[Begin]

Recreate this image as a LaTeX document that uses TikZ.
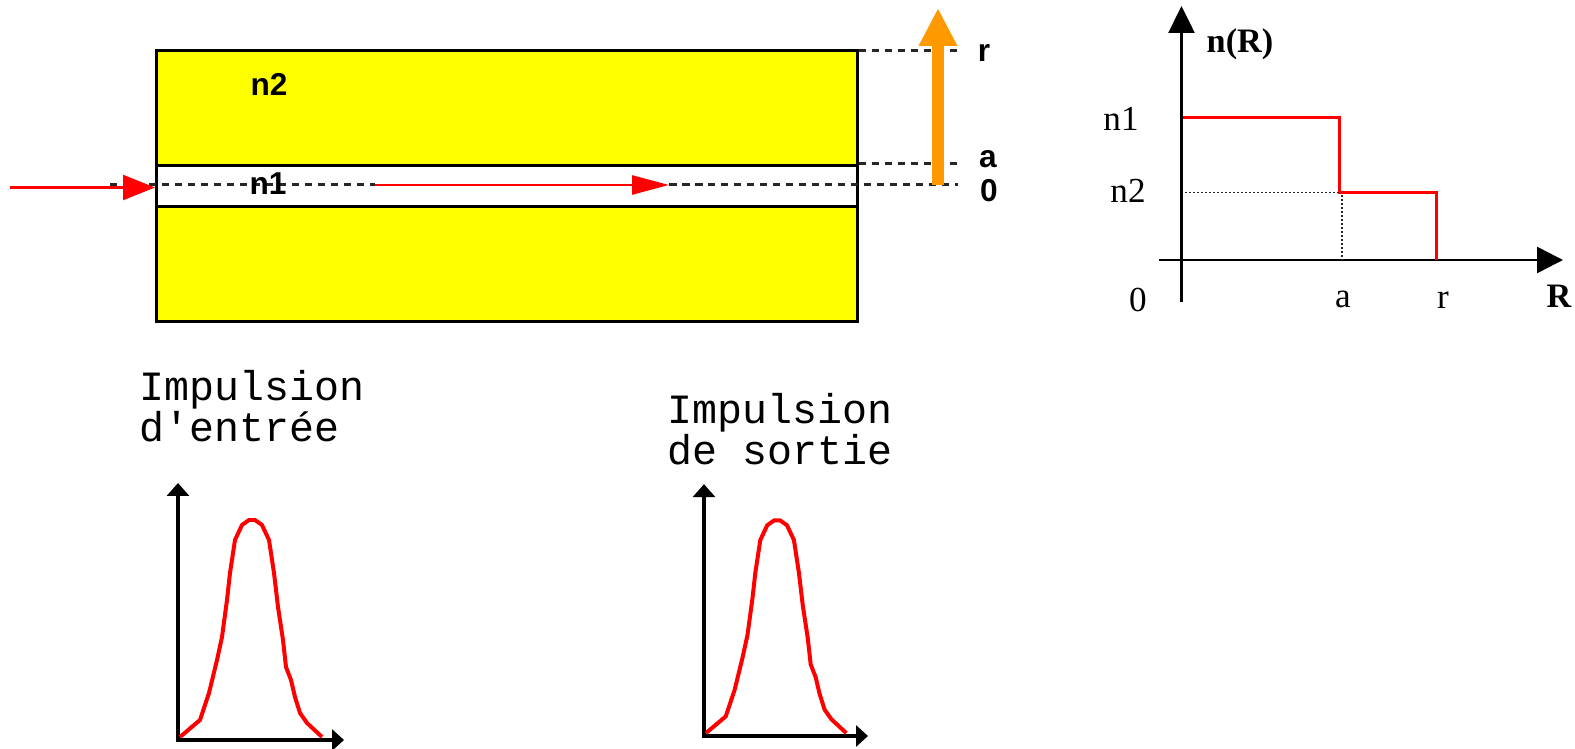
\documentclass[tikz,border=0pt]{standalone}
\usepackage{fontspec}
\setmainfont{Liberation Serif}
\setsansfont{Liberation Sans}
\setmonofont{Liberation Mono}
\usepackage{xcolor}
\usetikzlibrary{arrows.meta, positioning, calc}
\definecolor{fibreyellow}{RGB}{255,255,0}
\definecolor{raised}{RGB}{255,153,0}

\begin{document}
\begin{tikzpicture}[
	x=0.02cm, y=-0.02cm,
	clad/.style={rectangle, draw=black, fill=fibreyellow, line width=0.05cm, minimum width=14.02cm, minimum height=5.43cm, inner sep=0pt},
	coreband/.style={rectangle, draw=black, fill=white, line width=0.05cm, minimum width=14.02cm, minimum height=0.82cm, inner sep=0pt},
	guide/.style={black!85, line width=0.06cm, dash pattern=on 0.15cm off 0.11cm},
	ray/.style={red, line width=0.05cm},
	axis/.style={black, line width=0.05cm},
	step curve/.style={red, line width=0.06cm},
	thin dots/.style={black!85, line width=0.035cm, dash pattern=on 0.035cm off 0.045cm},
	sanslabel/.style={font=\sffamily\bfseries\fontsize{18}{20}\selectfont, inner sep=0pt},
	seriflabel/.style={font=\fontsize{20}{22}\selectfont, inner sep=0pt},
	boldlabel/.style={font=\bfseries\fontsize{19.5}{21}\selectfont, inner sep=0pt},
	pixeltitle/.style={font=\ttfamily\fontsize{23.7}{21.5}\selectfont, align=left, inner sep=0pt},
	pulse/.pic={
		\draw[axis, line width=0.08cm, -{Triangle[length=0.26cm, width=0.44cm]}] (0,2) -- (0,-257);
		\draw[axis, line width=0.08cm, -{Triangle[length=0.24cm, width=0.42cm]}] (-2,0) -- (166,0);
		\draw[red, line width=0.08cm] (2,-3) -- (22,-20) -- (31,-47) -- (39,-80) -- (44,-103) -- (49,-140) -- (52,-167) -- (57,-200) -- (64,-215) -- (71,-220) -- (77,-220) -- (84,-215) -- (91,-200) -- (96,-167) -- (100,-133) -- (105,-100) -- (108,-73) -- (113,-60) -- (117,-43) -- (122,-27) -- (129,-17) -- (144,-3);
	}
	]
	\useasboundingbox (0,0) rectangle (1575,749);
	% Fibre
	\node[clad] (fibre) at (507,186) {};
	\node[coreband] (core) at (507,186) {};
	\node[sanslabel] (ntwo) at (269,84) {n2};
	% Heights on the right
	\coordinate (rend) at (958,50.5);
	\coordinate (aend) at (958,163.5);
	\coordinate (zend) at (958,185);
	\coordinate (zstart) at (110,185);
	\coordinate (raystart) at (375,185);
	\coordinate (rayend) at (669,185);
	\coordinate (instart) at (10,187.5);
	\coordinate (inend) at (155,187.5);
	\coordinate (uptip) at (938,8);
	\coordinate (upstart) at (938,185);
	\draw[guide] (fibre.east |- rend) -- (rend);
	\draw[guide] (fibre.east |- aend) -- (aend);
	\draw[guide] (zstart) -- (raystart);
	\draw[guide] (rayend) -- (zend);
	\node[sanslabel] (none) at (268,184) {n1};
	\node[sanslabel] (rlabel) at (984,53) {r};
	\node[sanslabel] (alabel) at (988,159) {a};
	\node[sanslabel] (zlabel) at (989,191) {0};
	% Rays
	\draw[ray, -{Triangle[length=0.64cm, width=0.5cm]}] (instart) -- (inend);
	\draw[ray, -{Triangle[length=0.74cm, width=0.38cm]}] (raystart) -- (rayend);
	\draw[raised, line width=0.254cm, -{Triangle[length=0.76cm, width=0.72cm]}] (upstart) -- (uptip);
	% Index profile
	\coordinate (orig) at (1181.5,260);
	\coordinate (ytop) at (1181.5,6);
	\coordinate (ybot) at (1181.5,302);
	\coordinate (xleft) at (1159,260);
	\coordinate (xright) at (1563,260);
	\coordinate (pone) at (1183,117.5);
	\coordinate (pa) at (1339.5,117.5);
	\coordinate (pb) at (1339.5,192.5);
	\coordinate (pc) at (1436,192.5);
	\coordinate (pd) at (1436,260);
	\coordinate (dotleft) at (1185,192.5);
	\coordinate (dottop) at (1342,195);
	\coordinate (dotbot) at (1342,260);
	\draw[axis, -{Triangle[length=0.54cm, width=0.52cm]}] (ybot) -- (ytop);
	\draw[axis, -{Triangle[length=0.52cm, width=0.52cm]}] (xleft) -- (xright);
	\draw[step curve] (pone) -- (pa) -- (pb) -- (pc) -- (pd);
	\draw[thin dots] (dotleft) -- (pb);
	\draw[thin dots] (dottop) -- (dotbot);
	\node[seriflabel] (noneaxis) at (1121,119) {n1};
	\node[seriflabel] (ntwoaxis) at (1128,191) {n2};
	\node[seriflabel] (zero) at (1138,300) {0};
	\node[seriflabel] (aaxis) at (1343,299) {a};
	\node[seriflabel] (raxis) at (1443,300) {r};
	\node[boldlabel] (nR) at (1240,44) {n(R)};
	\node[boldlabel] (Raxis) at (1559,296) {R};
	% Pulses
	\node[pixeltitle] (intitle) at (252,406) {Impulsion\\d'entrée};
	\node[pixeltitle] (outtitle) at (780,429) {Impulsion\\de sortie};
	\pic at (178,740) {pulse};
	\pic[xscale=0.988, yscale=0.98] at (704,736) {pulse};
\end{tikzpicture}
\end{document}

[End]

_What the exercise asks_. Your task is an exact transcription of all the data, minus the pictures.

_Finished task_.
Recreate this image as a LaTeX document that uses TikZ.
\documentclass[tikz,border=0pt]{standalone}
\usepackage{fontspec}
\setmainfont{Liberation Serif}
\setsansfont{Liberation Sans}
\setmonofont{Liberation Mono}
\usepackage{xcolor}
\usetikzlibrary{arrows.meta, positioning, calc}
\definecolor{fibreyellow}{RGB}{255,255,0}
\definecolor{raised}{RGB}{255,153,0}

\begin{document}
\begin{tikzpicture}[
	x=0.02cm, y=-0.02cm,
	clad/.style={rectangle, draw=black, fill=fibreyellow, line width=0.05cm, minimum width=14.02cm, minimum height=5.43cm, inner sep=0pt},
	coreband/.style={rectangle, draw=black, fill=white, line width=0.05cm, minimum width=14.02cm, minimum height=0.82cm, inner sep=0pt},
	guide/.style={black!85, line width=0.06cm, dash pattern=on 0.15cm off 0.11cm},
	ray/.style={red, line width=0.05cm},
	axis/.style={black, line width=0.05cm},
	step curve/.style={red, line width=0.06cm},
	thin dots/.style={black!85, line width=0.035cm, dash pattern=on 0.035cm off 0.045cm},
	sanslabel/.style={font=\sffamily\bfseries\fontsize{18}{20}\selectfont, inner sep=0pt},
	seriflabel/.style={font=\fontsize{20}{22}\selectfont, inner sep=0pt},
	boldlabel/.style={font=\bfseries\fontsize{19.5}{21}\selectfont, inner sep=0pt},
	pixeltitle/.style={font=\ttfamily\fontsize{23.7}{21.5}\selectfont, align=left, inner sep=0pt},
	pulse/.pic={
		\draw[axis, line width=0.08cm, -{Triangle[length=0.26cm, width=0.44cm]}] (0,2) -- (0,-257);
		\draw[axis, line width=0.08cm, -{Triangle[length=0.24cm, width=0.42cm]}] (-2,0) -- (166,0);
		\draw[red, line width=0.08cm] (2,-3) -- (22,-20) -- (31,-47) -- (39,-80) -- (44,-103) -- (49,-140) -- (52,-167) -- (57,-200) -- (64,-215) -- (71,-220) -- (77,-220) -- (84,-215) -- (91,-200) -- (96,-167) -- (100,-133) -- (105,-100) -- (108,-73) -- (113,-60) -- (117,-43) -- (122,-27) -- (129,-17) -- (144,-3);
	}
	]
	\useasboundingbox (0,0) rectangle (1575,749);
	% Fibre
	\node[clad] (fibre) at (507,186) {};
	\node[coreband] (core) at (507,186) {};
	\node[sanslabel] (ntwo) at (269,84) {n2};
	% Heights on the right
	\coordinate (rend) at (958,50.5);
	\coordinate (aend) at (958,163.5);
	\coordinate (zend) at (958,185);
	\coordinate (zstart) at (110,185);
	\coordinate (raystart) at (375,185);
	\coordinate (rayend) at (669,185);
	\coordinate (instart) at (10,187.5);
	\coordinate (inend) at (155,187.5);
	\coordinate (uptip) at (938,8);
	\coordinate (upstart) at (938,185);
	\draw[guide] (fibre.east |- rend) -- (rend);
	\draw[guide] (fibre.east |- aend) -- (aend);
	\draw[guide] (zstart) -- (raystart);
	\draw[guide] (rayend) -- (zend);
	\node[sanslabel] (none) at (268,184) {n1};
	\node[sanslabel] (rlabel) at (984,53) {r};
	\node[sanslabel] (alabel) at (988,159) {a};
	\node[sanslabel] (zlabel) at (989,191) {0};
	% Rays
	\draw[ray, -{Triangle[length=0.64cm, width=0.5cm]}] (instart) -- (inend);
	\draw[ray, -{Triangle[length=0.74cm, width=0.38cm]}] (raystart) -- (rayend);
	\draw[raised, line width=0.254cm, -{Triangle[length=0.76cm, width=0.72cm]}] (upstart) -- (uptip);
	% Index profile
	\coordinate (orig) at (1181.5,260);
	\coordinate (ytop) at (1181.5,6);
	\coordinate (ybot) at (1181.5,302);
	\coordinate (xleft) at (1159,260);
	\coordinate (xright) at (1563,260);
	\coordinate (pone) at (1183,117.5);
	\coordinate (pa) at (1339.5,117.5);
	\coordinate (pb) at (1339.5,192.5);
	\coordinate (pc) at (1436,192.5);
	\coordinate (pd) at (1436,260);
	\coordinate (dotleft) at (1185,192.5);
	\coordinate (dottop) at (1342,195);
	\coordinate (dotbot) at (1342,260);
	\draw[axis, -{Triangle[length=0.54cm, width=0.52cm]}] (ybot) -- (ytop);
	\draw[axis, -{Triangle[length=0.52cm, width=0.52cm]}] (xleft) -- (xright);
	\draw[step curve] (pone) -- (pa) -- (pb) -- (pc) -- (pd);
	\draw[thin dots] (dotleft) -- (pb);
	\draw[thin dots] (dottop) -- (dotbot);
	\node[seriflabel] (noneaxis) at (1121,119) {n1};
	\node[seriflabel] (ntwoaxis) at (1128,191) {n2};
	\node[seriflabel] (zero) at (1138,300) {0};
	\node[seriflabel] (aaxis) at (1343,299) {a};
	\node[seriflabel] (raxis) at (1443,300) {r};
	\node[boldlabel] (nR) at (1240,44) {n(R)};
	\node[boldlabel] (Raxis) at (1559,296) {R};
	% Pulses
	\node[pixeltitle] (intitle) at (252,406) {Impulsion\\d'entrée};
	\node[pixeltitle] (outtitle) at (780,429) {Impulsion\\de sortie};
	\pic at (178,740) {pulse};
	\pic[xscale=0.988, yscale=0.98] at (704,736) {pulse};
\end{tikzpicture}
\end{document}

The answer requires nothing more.